**WHAT THE EXERCISE ASKS:**
Exactly and only the lines from the one containing "Write the seaborn" through the one containing "import seaborn as sns" belong in your copy. Pictures do not.

**DATA SHOWN:**

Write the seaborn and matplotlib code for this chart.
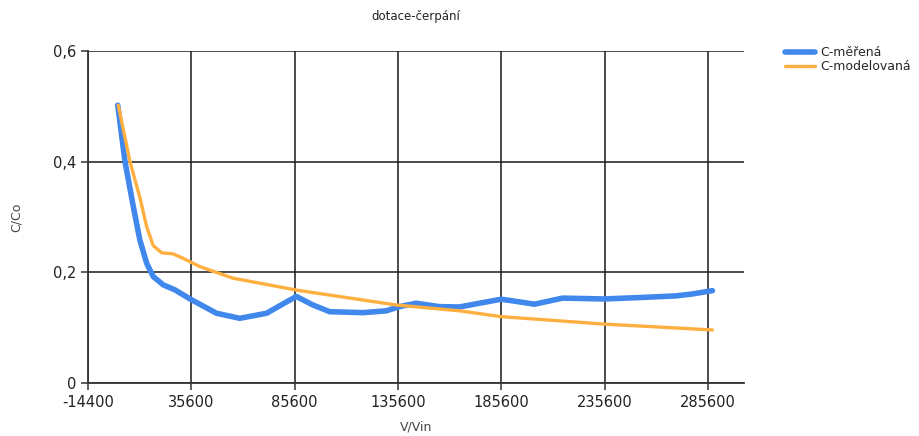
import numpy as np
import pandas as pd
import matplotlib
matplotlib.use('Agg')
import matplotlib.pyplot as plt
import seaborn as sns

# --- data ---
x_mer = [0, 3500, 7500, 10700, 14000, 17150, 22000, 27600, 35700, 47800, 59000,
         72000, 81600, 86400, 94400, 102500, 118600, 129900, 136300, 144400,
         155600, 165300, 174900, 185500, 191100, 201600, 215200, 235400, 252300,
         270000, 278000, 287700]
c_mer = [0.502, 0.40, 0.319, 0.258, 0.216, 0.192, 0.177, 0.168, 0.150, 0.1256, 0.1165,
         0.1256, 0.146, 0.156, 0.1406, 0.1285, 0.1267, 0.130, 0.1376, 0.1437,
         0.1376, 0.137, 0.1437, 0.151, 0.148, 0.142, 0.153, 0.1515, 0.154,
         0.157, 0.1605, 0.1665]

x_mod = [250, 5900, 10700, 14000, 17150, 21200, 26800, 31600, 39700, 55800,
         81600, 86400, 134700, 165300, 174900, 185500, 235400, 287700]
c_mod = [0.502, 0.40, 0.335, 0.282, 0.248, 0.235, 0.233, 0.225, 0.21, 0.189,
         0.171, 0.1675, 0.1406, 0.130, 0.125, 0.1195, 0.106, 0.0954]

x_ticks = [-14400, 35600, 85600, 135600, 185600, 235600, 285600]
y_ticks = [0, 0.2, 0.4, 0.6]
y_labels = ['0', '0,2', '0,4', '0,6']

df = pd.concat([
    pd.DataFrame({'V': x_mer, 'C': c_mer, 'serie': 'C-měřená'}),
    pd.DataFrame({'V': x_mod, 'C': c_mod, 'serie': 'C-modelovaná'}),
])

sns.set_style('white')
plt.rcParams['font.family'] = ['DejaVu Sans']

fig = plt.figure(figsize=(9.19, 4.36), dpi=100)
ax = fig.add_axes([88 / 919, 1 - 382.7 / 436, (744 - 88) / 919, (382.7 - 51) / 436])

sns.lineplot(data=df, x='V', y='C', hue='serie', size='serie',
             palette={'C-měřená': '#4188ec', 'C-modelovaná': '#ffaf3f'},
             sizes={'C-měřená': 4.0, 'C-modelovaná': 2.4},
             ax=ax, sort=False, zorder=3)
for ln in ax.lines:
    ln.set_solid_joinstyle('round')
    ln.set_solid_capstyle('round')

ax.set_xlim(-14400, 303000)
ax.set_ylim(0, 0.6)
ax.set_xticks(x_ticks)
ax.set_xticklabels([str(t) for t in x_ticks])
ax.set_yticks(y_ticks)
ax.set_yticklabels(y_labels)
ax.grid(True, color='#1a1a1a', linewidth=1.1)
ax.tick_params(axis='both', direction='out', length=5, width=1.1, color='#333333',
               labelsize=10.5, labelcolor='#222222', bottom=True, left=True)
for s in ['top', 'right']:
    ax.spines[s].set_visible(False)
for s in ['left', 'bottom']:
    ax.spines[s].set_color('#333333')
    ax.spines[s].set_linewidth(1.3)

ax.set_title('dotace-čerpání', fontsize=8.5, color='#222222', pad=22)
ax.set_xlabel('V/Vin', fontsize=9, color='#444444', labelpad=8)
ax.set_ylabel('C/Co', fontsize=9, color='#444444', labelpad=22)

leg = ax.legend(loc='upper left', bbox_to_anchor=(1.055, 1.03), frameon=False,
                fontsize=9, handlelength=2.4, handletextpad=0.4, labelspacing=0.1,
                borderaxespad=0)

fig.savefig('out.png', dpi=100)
* * *
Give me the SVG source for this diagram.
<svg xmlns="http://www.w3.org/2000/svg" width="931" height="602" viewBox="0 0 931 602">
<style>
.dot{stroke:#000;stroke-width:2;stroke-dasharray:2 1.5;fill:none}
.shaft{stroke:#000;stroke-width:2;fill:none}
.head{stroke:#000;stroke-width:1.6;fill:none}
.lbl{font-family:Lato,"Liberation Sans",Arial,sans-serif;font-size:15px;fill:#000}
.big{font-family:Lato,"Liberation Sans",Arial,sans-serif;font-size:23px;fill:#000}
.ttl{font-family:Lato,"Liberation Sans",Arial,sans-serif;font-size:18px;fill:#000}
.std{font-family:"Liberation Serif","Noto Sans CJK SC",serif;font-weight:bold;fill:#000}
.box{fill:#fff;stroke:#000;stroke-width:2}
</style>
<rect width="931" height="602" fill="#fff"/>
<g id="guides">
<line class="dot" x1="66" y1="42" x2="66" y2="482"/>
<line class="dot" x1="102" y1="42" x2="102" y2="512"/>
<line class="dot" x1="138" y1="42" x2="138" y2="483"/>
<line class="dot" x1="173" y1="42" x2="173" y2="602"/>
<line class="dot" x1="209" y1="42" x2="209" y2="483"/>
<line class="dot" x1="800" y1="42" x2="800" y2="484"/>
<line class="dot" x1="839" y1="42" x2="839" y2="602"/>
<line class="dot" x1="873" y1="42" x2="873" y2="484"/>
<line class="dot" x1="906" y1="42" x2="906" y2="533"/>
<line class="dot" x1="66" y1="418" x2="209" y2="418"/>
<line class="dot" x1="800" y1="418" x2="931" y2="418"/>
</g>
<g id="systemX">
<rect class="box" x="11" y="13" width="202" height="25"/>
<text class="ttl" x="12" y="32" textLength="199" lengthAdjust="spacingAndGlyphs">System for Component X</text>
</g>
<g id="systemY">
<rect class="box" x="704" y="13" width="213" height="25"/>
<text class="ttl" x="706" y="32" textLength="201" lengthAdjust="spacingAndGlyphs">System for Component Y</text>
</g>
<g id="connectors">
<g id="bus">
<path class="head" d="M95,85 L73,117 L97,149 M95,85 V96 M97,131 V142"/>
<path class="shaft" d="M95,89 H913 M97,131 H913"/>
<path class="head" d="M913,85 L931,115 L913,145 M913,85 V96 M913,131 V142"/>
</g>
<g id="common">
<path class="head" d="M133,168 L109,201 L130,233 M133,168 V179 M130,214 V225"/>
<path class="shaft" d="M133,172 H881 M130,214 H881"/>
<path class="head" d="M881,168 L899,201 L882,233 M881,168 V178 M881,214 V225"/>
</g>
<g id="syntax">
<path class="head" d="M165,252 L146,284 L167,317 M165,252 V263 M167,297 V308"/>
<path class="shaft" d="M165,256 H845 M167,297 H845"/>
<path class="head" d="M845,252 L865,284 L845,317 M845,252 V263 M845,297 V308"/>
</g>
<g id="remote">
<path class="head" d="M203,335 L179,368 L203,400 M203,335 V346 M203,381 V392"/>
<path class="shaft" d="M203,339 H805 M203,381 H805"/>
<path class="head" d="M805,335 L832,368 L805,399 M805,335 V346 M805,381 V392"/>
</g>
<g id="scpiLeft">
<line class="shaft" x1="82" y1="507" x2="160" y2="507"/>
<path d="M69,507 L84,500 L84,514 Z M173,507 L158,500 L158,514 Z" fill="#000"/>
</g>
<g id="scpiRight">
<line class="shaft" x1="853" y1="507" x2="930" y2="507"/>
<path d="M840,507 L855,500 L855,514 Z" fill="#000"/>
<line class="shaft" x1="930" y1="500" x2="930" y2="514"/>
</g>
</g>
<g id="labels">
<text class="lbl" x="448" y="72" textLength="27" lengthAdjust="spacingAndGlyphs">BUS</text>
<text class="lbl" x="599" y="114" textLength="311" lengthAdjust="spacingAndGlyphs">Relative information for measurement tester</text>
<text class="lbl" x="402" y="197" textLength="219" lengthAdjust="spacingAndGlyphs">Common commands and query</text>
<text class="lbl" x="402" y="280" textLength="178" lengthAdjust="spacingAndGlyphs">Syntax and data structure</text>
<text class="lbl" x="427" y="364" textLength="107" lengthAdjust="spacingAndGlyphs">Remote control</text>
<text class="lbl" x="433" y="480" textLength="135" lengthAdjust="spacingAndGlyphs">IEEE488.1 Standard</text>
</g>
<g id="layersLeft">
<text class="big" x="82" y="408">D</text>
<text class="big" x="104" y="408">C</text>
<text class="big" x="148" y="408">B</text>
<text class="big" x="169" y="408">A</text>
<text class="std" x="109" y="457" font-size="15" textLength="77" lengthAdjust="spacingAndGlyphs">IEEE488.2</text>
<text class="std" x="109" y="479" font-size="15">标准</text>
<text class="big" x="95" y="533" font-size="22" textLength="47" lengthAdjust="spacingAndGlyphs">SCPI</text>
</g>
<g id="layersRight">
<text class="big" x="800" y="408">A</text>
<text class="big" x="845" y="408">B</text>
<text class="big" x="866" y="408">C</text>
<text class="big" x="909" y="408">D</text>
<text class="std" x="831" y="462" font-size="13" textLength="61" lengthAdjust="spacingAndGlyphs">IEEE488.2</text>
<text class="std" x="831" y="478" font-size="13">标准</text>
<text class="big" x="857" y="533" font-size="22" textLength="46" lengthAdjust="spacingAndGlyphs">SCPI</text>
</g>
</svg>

**SOLUTION TO THE PROBLEM:**
Write the seaborn and matplotlib code for this chart.
import numpy as np
import pandas as pd
import matplotlib
matplotlib.use('Agg')
import matplotlib.pyplot as plt
import seaborn as sns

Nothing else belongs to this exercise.